The short of it is that your game design and art both need to be built around the realities of networked play.
When the user clicks, they should not immediately attack. Instead, the animation/effects should be a "pre-attack" visual that can be smoothly transitioned into a full attack animation/effect or a canceled effect. More over, this pre-attack should be of indefinite length; this allows the request to smoothly cover up any of the unpredictable network latencies.
Once this pre-attack animation is started, the client just waits for the server's authoritative notification that the attack has started or failed. The server should also allow some graceful flexibility in timings to account for expected inaccuracies, e.g. if the client's attack request comes in a few ticks before the timer expires then the server can just enque the attack and have it fire when the timer fully expires. From the client's perspective, this delay is no different than any other network latency.

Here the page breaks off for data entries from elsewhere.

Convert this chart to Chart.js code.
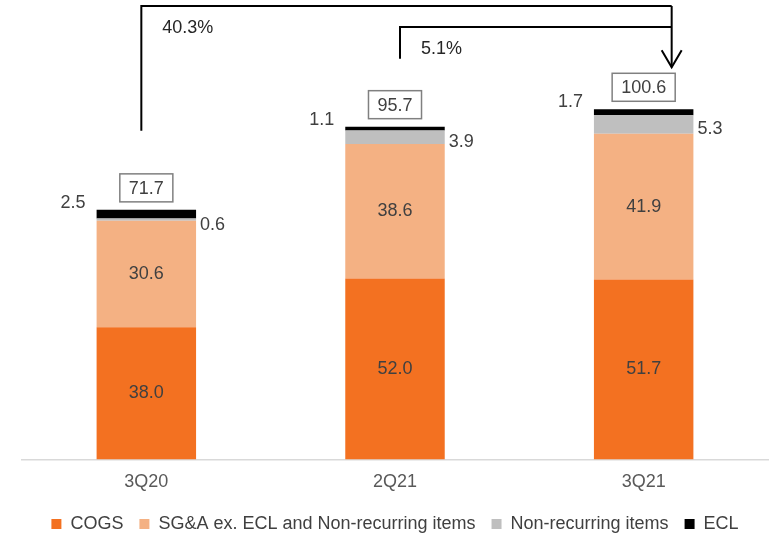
<!DOCTYPE html>
<html>
<head>
<meta charset="utf-8">
<script src="https://cdn.jsdelivr.net/npm/chart.js@4.4.0/dist/chart.umd.min.js"></script>
<style>
  html, body { margin: 0; padding: 0; background: #fff; }
  #wrap { width: 769px; height: 535px; position: relative; }
</style>
</head>
<body>
<div id="wrap"><canvas id="costChart"></canvas></div>
<script>
// Cost breakdown by quarter
const quarters = ['3Q20', '2Q21', '3Q21'];
const cogs = [38.0, 52.0, 51.7];
const sga = [30.6, 38.6, 41.9];
const nonRecurring = [0.6, 3.9, 5.3];
const ecl = [2.5, 1.1, 1.7];
const totals = [71.7, 95.7, 100.6];
// growth brackets: start quarter index and label (all end at the last quarter)
const growthFrom = [0, 1];
const growthLabels = ['40.3%', '5.1%'];

const FONT = '"Liberation Sans", Arial, sans-serif';
const LEGEND_SHIFT = 2;

const annotate = {
  id: 'annotate',
  afterUpdate(chart) {
    // nudge the legend row vertically without touching the plot area
    const lg = chart.legend;
    if (lg && !lg._nudged) {
      const orig = lg.draw.bind(lg);
      lg.draw = function () {
        this.ctx.save();
        this.ctx.translate(0, LEGEND_SHIFT);
        orig();
        this.ctx.restore();
      };
      lg._nudged = true;
    }
  },
  afterDatasetsDraw(chart) {
    const ctx = chart.ctx;
    const xs = chart.scales.x;
    const top = chart.chartArea.top;
    const cogsMeta = chart.getDatasetMeta(0);
    const sgaMeta = chart.getDatasetMeta(1);
    const nrMeta = chart.getDatasetMeta(2);
    const eclMeta = chart.getDatasetMeta(3);

    ctx.save();
    ctx.font = '18px ' + FONT;
    ctx.textBaseline = 'middle';

    // values inside the big segments
    [[cogsMeta, cogs], [sgaMeta, sga]].forEach(([meta, vals]) => {
      meta.data.forEach((bar, i) => {
        ctx.fillStyle = '#404040';
        ctx.textAlign = 'center';
        ctx.fillText(vals[i].toFixed(1), bar.x, (bar.y + bar.base) / 2);
      });
    });

    const boxTops = [];
    eclMeta.data.forEach((bar, i) => {
      const stackTop = bar.y;
      const left = bar.x - bar.width / 2;
      const right = bar.x + bar.width / 2;

      // ECL on the left
      ctx.fillStyle = '#404040';
      ctx.textAlign = 'right';
      ctx.fillText(ecl[i].toFixed(1), left - 11, stackTop - 7);

      // Non-recurring on the right
      const nr = nrMeta.data[i];
      ctx.textAlign = 'left';
      ctx.fillText(nonRecurring[i].toFixed(1), right + 4, (nr.y + nr.base) / 2 + 5);

      // boxed total
      const txt = totals[i].toFixed(1);
      const w = ctx.measureText(txt).width + 18;
      const h = 28;
      const by = stackTop - 8 - h;
      ctx.fillStyle = '#fff';
      ctx.fillRect(bar.x - w / 2, by, w, h);
      ctx.strokeStyle = '#808080';
      ctx.lineWidth = 1.5;
      ctx.strokeRect(bar.x - w / 2, by, w, h);
      ctx.fillStyle = '#404040';
      ctx.textAlign = 'center';
      ctx.fillText(txt, bar.x, by + h / 2 + 1);
      boxTops.push(by);
    });

    // growth brackets
    const endIdx = quarters.length - 1;
    const endX = xs.getPixelForValue(endIdx) + 28;
    const lineTops = [top + 6, top + 27];
    const startDrops = [43, 32];
    ctx.strokeStyle = '#000';
    ctx.lineWidth = 2;
    growthFrom.forEach((fi, k) => {
      const sx = xs.getPixelForValue(fi) + (k === 0 ? -5 : 5);
      const sy = boxTops[fi] - startDrops[k];
      ctx.beginPath();
      ctx.moveTo(sx, sy);
      ctx.lineTo(sx, lineTops[k]);
      ctx.lineTo(endX, lineTops[k]);
      ctx.stroke();
      ctx.fillStyle = '#262626';
      ctx.textAlign = 'left';
      ctx.fillText(growthLabels[k], sx + 21, lineTops[k] + 22);
    });
    const tipY = boxTops[endIdx] - 6;
    ctx.beginPath();
    ctx.moveTo(endX, lineTops[0]);
    ctx.lineTo(endX, tipY);
    ctx.stroke();
    ctx.beginPath();
    ctx.moveTo(endX - 10, tipY - 17);
    ctx.lineTo(endX, tipY);
    ctx.lineTo(endX + 10, tipY - 17);
    ctx.stroke();
    ctx.restore();
  }
};

const ctx = document.getElementById('costChart');
new Chart(ctx, {
  type: 'bar',
  data: {
    labels: quarters,
    datasets: [
      { label: 'COGS', data: cogs, backgroundColor: '#F37121' },
      { label: 'SG&A ex. ECL and Non-recurring items', data: sga, backgroundColor: '#F4B183' },
      { label: 'Non-recurring items', data: nonRecurring, backgroundColor: '#BFBFBF' },
      { label: 'ECL', data: ecl, backgroundColor: '#000000' }
    ]
  },
  options: {
    responsive: true,
    maintainAspectRatio: false,
    animation: false,
    layout: { padding: { left: 22, right: 1, top: 0, bottom: -6 } },
    datasets: {
      bar: { categoryPercentage: 1.0, barPercentage: 0.4, borderWidth: 0 }
    },
    plugins: {
      tooltip: { enabled: false },
      legend: {
        position: 'bottom',
        labels: {
          boxWidth: 10,
          boxHeight: 10,
          padding: 16,
          color: '#404040',
          font: { family: FONT, size: 18 }
        }
      }
    },
    scales: {
      x: {
        stacked: true,
        grid: { display: false },
        border: { color: '#D9D9D9', width: 1.5 },
        ticks: { color: '#595959', font: { family: FONT, size: 18 }, padding: 4 }
      },
      y: {
        stacked: true,
        display: false,
        min: 0,
        max: 132
      }
    }
  },
  plugins: [annotate]
});
</script>
</body>
</html>
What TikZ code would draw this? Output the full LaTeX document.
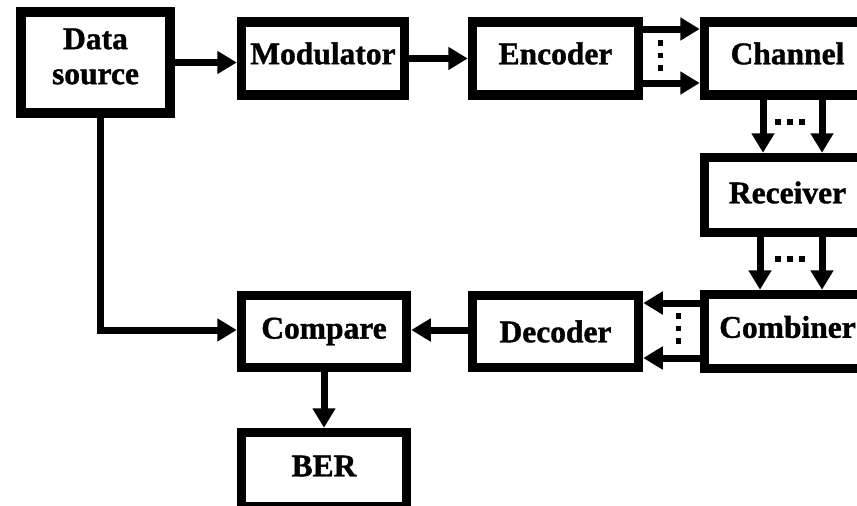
\documentclass[tikz,border=0pt]{standalone}
\usepackage{fontspec}
\setmainfont{Liberation Serif}[BoldFeatures={FakeBold=1.2}]
\usetikzlibrary{arrows.meta}
\newcommand\upby[2]{\raisebox{#1}[\height][\depth]{#2}}
\tikzset{
  blk/.style={draw=black, line width=9.5pt, fill=white, inner sep=0pt,
    font=\fontsize{31.5}{35}\selectfont\bfseries, align=center},
  arr/.style={line width=7pt, -{Triangle[length=19.5pt,width=22pt]}},
  dot/.style={fill=black}
}
\begin{document}
\begin{tikzpicture}[x=1pt,y=-1pt]
\useasboundingbox (0,0) rectangle (857,506);
\clip (0,0) rectangle (857,506);
\fill[white] (0,0) rectangle (857,506);
% boxes
\node[blk, minimum width=149pt, minimum height=101pt] (ds) at (95.5,62.5) {\upby{6pt}{Data}\\\upby{6pt}{source}};
\node[blk, minimum width=163pt, minimum height=73pt] (mod) at (323,58.5) {\upby{5pt}{Modulator}};
\node[blk, minimum width=166pt, minimum height=73pt] (enc) at (555.5,58.5) {\upby{5pt}{Encoder}};
\node[blk, minimum width=166pt, minimum height=73pt] (ch) at (787.5,58.5) {\upby{5pt}{Channel}};
\node[blk, minimum width=166pt, minimum height=75pt] (rx) at (787.5,195) {\upby{2.5pt}{Receiver}};
\node[blk, minimum width=166pt, minimum height=74pt] (cb) at (787.5,331.5) {\upby{4.5pt}{Combiner}};
\node[blk, minimum width=166pt, minimum height=72pt] (dec) at (555.5,331.5) {Decoder};
\node[blk, minimum width=165pt, minimum height=72pt] (cmp) at (324,331.5) {Compare};
\node[blk, minimum width=165pt, minimum height=74pt] (ber) at (324,469.5) {\upby{3.5pt}{BER}};
% helper coordinates
\coordinate (rA) at (0,29);
\coordinate (rB) at (0,83);
\coordinate (rC) at (0,303);
\coordinate (rD) at (0,358);
\coordinate (rE) at (0,330);
\coordinate (cA) at (763,0);
\coordinate (cB) at (822,0);
\coordinate (cC) at (760,0);
\coordinate (cD) at (100,0);
% arrows
\draw[arr] (ds.east) -- (ds.east -| mod.west);
\draw[arr] (mod.east) -- (mod.east -| enc.west);
\draw[arr] (enc.east |- rA) -- (ch.west |- rA);
\draw[arr] (enc.east |- rB) -- (ch.west |- rB);
\draw[arr] (ch.south -| cA) -- (rx.north -| cA);
\draw[arr] (ch.south -| cB) -- (rx.north -| cB);
\draw[arr] (rx.south -| cC) -- (cb.north -| cC);
\draw[arr] (rx.south -| cB) -- (cb.north -| cB);
\draw[arr] (cb.west |- rC) -- (dec.east |- rC);
\draw[arr] (cb.west |- rD) -- (dec.east |- rD);
\draw[arr] (dec.west |- rE) -- (cmp.east |- rE);
\draw[arr] (ds.south -| cD) -- (cD |- rE) -- (cmp.west |- rE);
\draw[arr] (cmp.south) -- (ber.north);
% dots
\foreach \y in {40,52.5,65} \fill[dot] (657.5,\y) rectangle ++(5.5,5.5);
\foreach \x in {775,787,799} \fill[dot] (\x,118.5) rectangle ++(6,6);
\foreach \x in {775,787,799} \fill[dot] (\x,255.5) rectangle ++(6,6);
\foreach \y in {313,325.5,338} \fill[dot] (675.5,\y) rectangle ++(5.5,5.5);
\end{tikzpicture}
\end{document}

Once the client receives the server confirmation, it can transition into the proper attack animation. The other clients likewise play the attack. The server indicates the time that the attack should have started; using this and the client's estimated latency, the clients can compress or lengthen the pre-attack/transition animation so that all the clients play the actual attack animation at roughly the same time that the attack happens on the server.
If the server sends back a
MSG_ID_NO_WAY_JOSE message then you can instead transition from the pre-attack animation to an attack failed animation of some kind (using whatever in-game fiction you want to illustrate the failure). Using the above tricks, though, these failures should be extremely rare (to the point that they are probably only happening on clients with very low framerates or which have been hacked in an attempt to subvert cooldowns).
A lot of this also somewhat depends on the style of game. What is going to work best in an FPS is not the same as what works best in an RTS, for instance. Something at the pace of a typical MMORPG should work with what I've outlined above.
Exanple: client A presses the Lazer Beam Attack button. The game is dsigned for laser beam to have a ~0.4s warmup animation. Every client currently has a server latency of ~0.1s. The client sends the attack request to the server at t=0. The server receives it at t=0.1. The server confirms the attack and tells all the clients that client A started the attack at t=0 and the attack will go off at t=0.4. Client A receives this at t=0.2 so it knows that it has 0.2s left of the warmup animation to play. The other clients likewise just found out about the attack, so they know to play 0.2s of warmup animation for player A's avatar and then to play the attack animation.
Example 2: client A presses the Lazer Beam Attack button but due to client performance its timing is off and the client allows the player to press the button early. The server receives the request at t=0.1 and rejects it. The client receives the rejection at t=0.2, so the warmup animation has already been playing for 1/5th of a second. The client then transitions to a failure animation. None of the other clients ever know that anything happened.
Example 3: client A presses the Lazer Beam Attack button a hair earlier than allowed because of minute timing differences. The client sends the request at t=0 and the server receives it at t=0.1. The server knows that the client isn't allowed to attack until t=0.2. It waits until then and then tells all the clients that client A is attacking; the server offsets the time from the allowed time, not the received time, so it tells all clients that client A attacked at t=0.1 and the attack will go off at t=0.5. Client A receives this at t=0.3 and knows that it needs to length the warmup animation out a bit longer to t=0.5 (the animation normally takes 0.4s but in this case it needs to be slowed/extended to take a total of 0.5s). The other clients instead play the shortened warmup animation (because they only found out about it at t=0.3 and will do the full attack at t=0.5, for a duration of only 0.2s).
Note: these are not the only ways to solve these problems. There are other potential solutions, but they all involve some level of game design consideration and some amount of art support.
In short: you can't possibly force the client and server to be in sync, but you can use game design and art to hide the network latencies incurred by server-authoritative play.